* Short exercise
Using the listing below, please print exactly the lines from the one with "What Plotly code" through the one with "PEAK_HEIGHT_V = [0.69, 2.02, 4.09, 5.52, 7.55, 9.09]". Leave out every picture.

Charts and diagrams as code
◇ ◇ ◇ ◇ ◇
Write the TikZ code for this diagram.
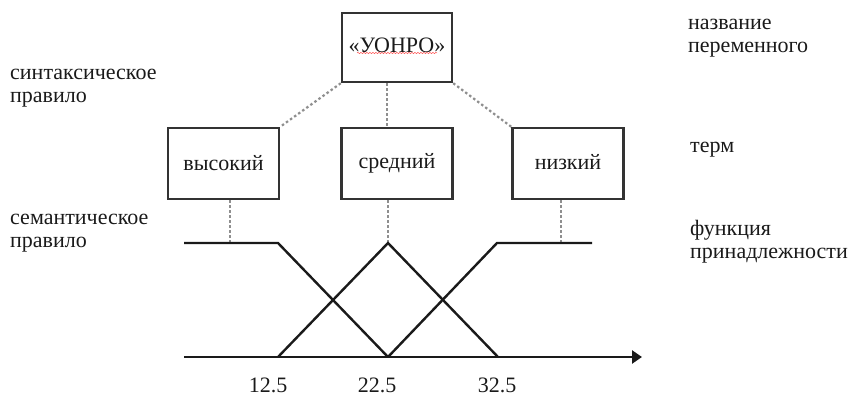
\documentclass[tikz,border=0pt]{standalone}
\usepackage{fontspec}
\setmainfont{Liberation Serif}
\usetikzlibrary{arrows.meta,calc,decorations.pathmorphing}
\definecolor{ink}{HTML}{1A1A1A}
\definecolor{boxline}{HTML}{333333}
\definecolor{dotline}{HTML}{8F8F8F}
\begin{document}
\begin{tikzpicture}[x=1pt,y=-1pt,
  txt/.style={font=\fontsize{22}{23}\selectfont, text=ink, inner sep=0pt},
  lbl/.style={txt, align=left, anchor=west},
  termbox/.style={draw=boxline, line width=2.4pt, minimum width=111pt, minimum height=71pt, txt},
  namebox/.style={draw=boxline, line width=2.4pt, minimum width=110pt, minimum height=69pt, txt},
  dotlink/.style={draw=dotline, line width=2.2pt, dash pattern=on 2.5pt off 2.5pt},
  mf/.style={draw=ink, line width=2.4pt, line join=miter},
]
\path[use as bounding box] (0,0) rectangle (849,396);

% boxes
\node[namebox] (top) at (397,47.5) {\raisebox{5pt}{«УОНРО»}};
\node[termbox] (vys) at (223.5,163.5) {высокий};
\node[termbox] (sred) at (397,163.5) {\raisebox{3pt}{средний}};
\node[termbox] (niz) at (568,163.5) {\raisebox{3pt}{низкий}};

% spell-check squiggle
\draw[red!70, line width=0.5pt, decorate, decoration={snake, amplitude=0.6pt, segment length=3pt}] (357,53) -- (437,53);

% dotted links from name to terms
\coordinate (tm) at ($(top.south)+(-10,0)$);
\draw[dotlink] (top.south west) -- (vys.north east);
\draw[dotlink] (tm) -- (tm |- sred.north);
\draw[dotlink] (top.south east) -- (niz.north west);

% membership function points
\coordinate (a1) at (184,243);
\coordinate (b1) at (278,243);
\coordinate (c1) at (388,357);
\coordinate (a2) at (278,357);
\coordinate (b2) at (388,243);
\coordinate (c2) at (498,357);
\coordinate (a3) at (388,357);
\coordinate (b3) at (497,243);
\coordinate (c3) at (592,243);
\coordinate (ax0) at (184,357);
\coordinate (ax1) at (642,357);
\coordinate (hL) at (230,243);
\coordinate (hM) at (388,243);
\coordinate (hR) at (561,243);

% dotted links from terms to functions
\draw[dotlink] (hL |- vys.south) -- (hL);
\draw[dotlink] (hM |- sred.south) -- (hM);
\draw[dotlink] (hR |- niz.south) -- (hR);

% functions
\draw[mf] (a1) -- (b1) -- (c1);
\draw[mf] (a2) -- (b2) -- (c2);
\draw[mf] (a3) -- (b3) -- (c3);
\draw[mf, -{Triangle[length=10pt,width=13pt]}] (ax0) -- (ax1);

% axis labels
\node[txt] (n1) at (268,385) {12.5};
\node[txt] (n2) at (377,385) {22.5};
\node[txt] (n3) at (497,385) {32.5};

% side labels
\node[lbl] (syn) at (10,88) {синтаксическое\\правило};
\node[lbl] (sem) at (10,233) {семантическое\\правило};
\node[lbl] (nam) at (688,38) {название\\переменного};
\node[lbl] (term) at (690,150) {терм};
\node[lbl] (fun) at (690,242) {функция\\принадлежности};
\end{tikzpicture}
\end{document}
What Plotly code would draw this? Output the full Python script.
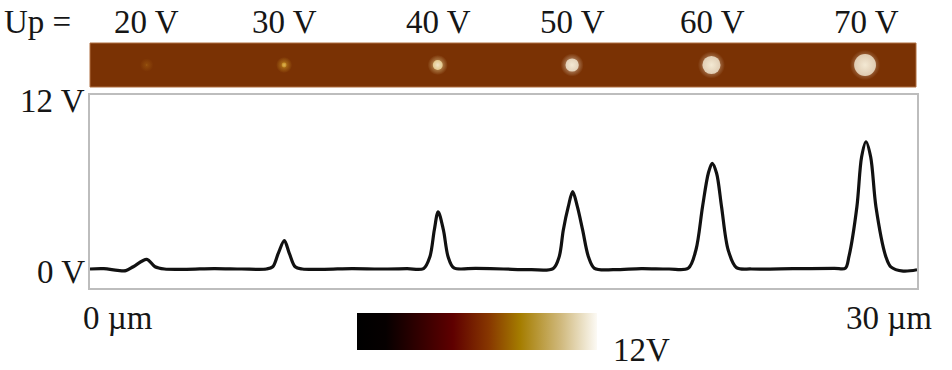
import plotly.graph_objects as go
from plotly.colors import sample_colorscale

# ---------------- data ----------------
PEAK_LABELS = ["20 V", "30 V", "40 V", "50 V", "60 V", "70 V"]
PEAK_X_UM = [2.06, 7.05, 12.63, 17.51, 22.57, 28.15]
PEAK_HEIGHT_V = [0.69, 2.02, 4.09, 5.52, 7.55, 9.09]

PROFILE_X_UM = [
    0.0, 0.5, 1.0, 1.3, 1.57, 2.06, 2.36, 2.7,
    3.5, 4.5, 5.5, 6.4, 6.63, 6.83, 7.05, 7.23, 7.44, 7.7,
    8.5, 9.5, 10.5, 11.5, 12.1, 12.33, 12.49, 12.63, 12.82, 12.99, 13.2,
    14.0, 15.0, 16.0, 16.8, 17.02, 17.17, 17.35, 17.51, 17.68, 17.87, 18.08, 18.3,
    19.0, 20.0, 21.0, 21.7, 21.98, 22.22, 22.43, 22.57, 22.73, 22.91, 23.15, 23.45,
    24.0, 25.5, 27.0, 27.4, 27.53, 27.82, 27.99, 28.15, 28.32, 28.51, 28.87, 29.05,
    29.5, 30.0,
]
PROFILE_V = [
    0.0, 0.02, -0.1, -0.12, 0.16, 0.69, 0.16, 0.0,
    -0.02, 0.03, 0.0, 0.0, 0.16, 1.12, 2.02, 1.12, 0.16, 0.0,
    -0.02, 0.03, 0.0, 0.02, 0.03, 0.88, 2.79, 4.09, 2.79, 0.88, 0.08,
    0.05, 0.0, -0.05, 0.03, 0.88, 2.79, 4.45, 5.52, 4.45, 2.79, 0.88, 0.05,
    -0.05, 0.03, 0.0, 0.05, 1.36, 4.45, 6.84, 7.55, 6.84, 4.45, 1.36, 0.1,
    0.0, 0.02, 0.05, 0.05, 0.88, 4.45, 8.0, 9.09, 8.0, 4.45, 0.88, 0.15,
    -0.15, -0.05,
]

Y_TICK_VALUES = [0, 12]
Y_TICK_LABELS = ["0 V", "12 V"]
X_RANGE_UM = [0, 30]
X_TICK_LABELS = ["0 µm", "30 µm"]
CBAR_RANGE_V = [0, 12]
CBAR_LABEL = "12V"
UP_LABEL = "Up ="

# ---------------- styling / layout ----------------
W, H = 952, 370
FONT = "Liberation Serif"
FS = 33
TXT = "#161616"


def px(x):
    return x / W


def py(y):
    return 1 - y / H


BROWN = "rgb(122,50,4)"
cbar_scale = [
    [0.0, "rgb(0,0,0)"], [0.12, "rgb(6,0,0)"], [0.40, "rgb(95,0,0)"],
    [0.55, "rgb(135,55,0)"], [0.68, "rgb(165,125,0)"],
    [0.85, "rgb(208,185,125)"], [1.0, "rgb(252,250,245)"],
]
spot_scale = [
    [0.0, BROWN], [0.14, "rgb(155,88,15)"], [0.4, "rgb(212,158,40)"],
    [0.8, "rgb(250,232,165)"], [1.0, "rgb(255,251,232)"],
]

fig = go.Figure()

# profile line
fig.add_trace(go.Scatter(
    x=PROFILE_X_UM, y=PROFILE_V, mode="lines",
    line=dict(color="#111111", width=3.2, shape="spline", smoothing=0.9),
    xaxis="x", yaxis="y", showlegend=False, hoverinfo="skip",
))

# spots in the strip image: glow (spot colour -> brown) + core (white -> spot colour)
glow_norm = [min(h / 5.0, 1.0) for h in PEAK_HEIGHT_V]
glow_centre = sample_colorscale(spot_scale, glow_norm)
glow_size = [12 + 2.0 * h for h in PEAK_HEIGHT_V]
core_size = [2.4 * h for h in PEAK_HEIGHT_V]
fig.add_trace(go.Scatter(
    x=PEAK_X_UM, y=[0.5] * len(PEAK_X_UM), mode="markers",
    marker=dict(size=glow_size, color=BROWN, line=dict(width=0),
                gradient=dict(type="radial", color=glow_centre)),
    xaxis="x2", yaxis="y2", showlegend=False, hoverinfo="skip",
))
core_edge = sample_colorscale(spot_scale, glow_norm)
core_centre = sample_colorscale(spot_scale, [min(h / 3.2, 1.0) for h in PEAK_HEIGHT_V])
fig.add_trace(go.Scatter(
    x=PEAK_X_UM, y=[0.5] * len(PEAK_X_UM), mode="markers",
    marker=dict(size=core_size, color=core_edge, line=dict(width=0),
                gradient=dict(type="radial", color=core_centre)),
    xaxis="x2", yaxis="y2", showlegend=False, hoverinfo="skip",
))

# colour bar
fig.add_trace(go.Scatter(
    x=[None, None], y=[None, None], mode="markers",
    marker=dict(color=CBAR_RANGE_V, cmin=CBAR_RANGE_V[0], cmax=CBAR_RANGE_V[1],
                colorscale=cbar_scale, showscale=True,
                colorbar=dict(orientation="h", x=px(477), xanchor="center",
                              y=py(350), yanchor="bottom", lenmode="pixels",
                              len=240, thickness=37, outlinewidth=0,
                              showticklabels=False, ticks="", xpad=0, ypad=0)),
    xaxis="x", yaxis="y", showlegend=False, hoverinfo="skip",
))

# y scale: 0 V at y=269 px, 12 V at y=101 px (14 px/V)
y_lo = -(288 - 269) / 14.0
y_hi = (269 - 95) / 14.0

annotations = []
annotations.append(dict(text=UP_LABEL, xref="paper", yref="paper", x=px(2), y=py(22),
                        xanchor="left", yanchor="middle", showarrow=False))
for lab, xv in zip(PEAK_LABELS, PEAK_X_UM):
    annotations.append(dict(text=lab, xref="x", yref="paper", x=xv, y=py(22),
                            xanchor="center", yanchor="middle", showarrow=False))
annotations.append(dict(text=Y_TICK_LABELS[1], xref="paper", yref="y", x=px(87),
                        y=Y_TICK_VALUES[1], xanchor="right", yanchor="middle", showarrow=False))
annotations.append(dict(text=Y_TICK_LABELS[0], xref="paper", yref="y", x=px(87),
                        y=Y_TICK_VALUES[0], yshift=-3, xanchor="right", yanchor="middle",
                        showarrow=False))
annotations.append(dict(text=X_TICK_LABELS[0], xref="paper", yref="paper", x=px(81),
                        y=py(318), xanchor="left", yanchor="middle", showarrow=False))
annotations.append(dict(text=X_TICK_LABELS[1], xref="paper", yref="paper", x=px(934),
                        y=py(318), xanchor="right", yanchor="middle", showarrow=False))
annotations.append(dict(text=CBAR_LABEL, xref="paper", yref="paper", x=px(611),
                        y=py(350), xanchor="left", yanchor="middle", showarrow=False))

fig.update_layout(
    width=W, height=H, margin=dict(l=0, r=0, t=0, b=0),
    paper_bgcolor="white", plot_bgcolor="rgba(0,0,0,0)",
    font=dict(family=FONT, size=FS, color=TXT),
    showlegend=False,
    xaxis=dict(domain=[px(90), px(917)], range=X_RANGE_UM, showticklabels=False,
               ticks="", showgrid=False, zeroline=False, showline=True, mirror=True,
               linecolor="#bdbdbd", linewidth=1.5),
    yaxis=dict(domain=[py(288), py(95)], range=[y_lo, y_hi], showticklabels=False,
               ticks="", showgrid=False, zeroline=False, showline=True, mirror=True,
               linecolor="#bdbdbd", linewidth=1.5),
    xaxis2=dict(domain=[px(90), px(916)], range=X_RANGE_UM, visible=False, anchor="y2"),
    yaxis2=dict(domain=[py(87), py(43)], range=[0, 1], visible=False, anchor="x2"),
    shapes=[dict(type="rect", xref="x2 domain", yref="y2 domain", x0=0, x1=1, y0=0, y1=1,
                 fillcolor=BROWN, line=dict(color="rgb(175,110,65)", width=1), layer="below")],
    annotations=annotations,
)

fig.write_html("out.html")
◇ ◇ ◇ ◇ ◇
* Full response
What Plotly code would draw this? Output the full Python script.
import plotly.graph_objects as go
from plotly.colors import sample_colorscale

# ---------------- data ----------------
PEAK_LABELS = ["20 V", "30 V", "40 V", "50 V", "60 V", "70 V"]
PEAK_X_UM = [2.06, 7.05, 12.63, 17.51, 22.57, 28.15]
PEAK_HEIGHT_V = [0.69, 2.02, 4.09, 5.52, 7.55, 9.09]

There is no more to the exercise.